Certain proportional representation (PR) systems tend to lead to the centralization of power within parties. One standard account gives the following summary:
In all countries with some form of party-list proportional representation, the candidates' positions on party lists are almost as important as their presence on them. In each constituency each party is entitled only to a number of seats proportional to its share of the popular votes, and those seats usually go to the candidates in sequence at the top of its list until its quota is filled. Hence each party list has some 'safe' slots at the top and a few 'marginal' slots just below them, and the rest are 'hopeless.'
In most parties in most such countries, the supervisory powers of the national or regional party agencies include the power to determine the final order in which the names appear on the party's list in each constituency. In parties with strong factions that must be appropriately represented, this process plays an especially important role in keeping the factions satisfied and the parties united 13.
Ranney gives the Likud Party of Israel as an example.
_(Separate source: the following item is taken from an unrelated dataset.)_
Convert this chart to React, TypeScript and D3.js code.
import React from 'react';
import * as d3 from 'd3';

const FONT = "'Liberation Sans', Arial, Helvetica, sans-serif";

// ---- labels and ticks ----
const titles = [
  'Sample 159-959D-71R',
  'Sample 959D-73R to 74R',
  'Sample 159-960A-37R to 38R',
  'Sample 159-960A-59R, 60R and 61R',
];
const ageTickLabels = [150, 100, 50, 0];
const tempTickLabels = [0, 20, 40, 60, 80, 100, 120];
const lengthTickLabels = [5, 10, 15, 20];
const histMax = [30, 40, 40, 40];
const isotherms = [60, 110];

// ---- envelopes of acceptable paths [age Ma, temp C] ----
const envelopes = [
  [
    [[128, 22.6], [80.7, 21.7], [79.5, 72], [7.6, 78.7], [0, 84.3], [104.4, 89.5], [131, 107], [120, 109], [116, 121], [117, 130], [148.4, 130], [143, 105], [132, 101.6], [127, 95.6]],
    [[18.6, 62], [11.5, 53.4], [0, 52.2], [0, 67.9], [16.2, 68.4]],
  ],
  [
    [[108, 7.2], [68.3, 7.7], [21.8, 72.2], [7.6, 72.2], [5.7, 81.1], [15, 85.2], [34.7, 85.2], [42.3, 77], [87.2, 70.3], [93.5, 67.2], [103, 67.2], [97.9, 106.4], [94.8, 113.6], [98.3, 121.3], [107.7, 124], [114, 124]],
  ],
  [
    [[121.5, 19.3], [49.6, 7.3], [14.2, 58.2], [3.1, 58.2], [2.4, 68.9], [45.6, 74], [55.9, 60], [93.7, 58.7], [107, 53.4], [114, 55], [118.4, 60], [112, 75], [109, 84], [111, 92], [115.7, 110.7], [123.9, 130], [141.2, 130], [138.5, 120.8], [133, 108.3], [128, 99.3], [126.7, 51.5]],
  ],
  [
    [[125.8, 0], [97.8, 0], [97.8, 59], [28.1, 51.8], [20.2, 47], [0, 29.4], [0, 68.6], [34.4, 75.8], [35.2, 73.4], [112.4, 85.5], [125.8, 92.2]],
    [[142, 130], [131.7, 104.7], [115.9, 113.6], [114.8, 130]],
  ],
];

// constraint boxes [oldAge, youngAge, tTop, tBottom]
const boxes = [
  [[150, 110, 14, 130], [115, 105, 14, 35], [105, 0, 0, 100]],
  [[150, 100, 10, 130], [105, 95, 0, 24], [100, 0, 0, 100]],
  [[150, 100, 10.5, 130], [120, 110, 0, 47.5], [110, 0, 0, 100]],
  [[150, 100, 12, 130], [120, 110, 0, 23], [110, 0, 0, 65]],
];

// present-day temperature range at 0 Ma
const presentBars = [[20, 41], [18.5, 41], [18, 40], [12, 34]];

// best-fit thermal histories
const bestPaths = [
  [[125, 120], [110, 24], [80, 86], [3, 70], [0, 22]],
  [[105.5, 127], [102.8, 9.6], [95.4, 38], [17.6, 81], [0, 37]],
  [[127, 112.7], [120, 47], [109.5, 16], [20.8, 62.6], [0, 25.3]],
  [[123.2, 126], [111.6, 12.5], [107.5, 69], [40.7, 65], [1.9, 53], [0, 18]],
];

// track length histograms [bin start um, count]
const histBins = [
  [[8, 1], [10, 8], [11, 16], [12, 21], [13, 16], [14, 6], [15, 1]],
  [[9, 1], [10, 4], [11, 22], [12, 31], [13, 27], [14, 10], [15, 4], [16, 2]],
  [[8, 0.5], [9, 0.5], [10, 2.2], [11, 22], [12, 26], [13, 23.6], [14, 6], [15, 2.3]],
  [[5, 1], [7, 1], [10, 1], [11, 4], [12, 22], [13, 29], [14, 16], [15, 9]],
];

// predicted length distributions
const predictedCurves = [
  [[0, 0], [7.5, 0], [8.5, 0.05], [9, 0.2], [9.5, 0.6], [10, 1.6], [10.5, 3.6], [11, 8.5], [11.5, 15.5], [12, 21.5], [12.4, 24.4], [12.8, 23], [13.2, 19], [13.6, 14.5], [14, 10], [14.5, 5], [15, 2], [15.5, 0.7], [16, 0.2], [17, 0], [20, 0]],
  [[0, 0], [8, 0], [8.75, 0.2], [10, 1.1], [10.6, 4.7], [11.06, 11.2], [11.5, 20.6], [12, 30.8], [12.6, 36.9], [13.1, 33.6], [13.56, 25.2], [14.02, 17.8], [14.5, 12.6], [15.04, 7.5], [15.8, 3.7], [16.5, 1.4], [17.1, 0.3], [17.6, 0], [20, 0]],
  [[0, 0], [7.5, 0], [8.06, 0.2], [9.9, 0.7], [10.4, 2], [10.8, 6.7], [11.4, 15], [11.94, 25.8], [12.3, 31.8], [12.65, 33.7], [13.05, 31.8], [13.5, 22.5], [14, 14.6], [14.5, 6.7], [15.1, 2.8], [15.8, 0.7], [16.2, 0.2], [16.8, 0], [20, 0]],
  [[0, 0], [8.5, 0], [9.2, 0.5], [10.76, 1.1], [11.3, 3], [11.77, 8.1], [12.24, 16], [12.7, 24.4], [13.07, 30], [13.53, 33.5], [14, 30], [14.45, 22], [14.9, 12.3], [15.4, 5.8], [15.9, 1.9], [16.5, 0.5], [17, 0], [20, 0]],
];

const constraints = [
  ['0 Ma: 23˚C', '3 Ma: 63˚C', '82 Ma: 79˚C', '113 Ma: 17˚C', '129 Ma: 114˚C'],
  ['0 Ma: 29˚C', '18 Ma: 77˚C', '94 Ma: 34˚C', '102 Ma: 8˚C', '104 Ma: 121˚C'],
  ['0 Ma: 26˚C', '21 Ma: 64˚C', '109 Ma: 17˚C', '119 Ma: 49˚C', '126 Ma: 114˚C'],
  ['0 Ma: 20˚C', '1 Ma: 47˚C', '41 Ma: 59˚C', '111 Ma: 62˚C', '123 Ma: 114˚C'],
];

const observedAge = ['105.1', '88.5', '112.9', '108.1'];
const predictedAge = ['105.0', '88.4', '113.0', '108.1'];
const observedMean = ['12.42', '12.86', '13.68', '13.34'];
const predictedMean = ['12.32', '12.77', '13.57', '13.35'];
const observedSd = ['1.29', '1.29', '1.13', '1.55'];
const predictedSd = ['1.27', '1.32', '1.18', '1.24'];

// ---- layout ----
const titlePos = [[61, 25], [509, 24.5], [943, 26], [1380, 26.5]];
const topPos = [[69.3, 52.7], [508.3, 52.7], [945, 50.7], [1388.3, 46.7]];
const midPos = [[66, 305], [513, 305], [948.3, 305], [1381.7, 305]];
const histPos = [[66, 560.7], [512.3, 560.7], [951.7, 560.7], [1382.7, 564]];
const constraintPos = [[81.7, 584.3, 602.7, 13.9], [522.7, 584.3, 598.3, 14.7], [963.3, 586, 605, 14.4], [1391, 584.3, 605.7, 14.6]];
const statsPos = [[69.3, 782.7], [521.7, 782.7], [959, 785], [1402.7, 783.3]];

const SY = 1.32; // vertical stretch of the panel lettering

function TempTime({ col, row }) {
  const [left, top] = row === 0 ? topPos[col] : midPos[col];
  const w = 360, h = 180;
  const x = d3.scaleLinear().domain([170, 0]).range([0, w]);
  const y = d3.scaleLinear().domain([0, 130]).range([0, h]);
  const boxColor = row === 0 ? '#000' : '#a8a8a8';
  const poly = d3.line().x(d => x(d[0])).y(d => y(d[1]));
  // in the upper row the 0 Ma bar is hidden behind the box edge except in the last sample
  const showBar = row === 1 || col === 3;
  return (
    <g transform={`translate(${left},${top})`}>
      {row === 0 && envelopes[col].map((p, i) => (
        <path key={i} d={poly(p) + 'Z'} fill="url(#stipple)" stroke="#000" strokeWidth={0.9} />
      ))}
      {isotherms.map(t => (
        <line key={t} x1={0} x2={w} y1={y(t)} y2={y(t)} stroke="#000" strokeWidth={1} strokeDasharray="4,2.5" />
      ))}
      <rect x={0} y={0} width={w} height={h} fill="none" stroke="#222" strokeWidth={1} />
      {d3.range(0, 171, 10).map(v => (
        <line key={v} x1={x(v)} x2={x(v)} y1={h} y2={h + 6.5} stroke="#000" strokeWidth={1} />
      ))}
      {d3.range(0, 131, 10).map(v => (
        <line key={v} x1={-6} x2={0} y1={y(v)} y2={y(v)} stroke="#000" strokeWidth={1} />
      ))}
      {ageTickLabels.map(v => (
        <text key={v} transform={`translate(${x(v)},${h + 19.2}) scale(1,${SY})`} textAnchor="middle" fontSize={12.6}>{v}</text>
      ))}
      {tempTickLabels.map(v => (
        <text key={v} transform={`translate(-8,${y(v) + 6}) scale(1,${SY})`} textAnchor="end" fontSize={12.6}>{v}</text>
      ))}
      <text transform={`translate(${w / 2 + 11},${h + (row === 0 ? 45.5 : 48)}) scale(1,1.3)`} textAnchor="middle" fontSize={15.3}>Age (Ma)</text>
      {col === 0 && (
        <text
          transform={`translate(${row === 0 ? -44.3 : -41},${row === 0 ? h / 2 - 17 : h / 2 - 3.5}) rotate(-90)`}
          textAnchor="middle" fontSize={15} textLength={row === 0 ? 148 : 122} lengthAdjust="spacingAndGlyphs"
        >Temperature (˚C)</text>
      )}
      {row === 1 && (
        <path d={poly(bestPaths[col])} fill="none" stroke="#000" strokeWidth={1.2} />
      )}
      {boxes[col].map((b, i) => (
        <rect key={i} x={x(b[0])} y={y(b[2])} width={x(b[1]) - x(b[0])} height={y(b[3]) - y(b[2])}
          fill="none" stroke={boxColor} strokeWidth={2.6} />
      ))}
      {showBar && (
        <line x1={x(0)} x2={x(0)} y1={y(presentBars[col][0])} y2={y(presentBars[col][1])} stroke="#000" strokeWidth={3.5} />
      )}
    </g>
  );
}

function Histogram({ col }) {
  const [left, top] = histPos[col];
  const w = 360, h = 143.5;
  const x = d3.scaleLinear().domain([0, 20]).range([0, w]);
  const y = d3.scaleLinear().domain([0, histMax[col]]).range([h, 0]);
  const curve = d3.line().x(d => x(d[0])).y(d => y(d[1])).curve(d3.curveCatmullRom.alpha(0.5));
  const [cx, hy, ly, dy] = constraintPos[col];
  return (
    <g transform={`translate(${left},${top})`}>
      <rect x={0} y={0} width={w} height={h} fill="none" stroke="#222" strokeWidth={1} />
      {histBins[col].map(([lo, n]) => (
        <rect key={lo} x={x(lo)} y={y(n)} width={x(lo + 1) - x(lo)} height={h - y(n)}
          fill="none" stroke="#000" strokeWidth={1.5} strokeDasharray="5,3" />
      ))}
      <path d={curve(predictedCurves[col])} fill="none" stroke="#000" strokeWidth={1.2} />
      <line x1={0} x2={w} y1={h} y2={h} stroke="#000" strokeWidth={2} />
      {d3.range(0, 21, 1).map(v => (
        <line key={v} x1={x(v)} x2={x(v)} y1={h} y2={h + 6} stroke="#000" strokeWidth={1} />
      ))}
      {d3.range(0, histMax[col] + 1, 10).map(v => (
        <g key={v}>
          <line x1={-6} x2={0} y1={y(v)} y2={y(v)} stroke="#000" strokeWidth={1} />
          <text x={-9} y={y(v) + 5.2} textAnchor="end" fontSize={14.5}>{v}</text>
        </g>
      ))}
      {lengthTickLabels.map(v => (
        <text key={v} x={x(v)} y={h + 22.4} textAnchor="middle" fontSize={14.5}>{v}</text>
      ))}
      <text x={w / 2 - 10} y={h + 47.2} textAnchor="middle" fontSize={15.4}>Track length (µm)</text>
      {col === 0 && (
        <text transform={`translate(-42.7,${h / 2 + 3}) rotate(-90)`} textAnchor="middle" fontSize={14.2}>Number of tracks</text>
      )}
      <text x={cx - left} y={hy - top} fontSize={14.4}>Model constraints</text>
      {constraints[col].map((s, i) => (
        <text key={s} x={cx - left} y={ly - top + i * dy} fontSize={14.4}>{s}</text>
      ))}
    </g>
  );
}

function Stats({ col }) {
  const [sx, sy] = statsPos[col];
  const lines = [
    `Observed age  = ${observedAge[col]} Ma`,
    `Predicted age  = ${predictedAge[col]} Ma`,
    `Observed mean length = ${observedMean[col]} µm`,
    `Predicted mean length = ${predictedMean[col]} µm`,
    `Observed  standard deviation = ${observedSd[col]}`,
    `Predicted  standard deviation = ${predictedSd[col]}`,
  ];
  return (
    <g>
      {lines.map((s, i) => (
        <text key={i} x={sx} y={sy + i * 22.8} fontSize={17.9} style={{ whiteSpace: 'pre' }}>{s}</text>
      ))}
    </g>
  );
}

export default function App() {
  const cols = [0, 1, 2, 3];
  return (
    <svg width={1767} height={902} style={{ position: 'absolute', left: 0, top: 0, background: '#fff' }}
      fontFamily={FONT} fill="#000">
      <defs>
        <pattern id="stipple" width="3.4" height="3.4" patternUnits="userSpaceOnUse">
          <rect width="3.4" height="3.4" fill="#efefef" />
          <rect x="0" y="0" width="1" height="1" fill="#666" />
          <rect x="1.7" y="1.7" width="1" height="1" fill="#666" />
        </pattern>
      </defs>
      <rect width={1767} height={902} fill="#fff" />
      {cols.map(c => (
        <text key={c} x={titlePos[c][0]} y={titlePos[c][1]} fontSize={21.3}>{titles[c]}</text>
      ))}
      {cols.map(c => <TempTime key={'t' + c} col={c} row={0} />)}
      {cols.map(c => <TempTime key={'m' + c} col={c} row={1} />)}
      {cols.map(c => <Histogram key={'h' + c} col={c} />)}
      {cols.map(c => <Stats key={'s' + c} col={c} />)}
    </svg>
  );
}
In 1977, the party was an amalgam of three main factions, each of which had previously been an independent party with its own list. Under the Israeli system of PR, the entire country forms a single constituency of 120 seats:
Hence slots 1 through 40 were considered 'safe', slots 40 through 45 were considered 'marginal,' and slots 46 thorough 120 were considered 'hopeless.' After delicate negotiations among the three groups, the national leaders positioned the candidates thus: of the first 43 places Likud was given numbers 1 (Begin), 4, 6, 8, 11, 13, 14, 17, 19, 22, 24, 26, 27, 29, 32, 33, 35, 37, 39, and 42; the Liberals received numbers 2 (Erlich), 5, 7, 9, 12, 18, 20, 23, 30, 34, 38, 41, and 43; and La'am was given numbers 3 (Hurvitz), 10, 15, 21, 28, 31, 36 and 40. Number 16 was allocated at the last moment to a leading member of the Liberal Party.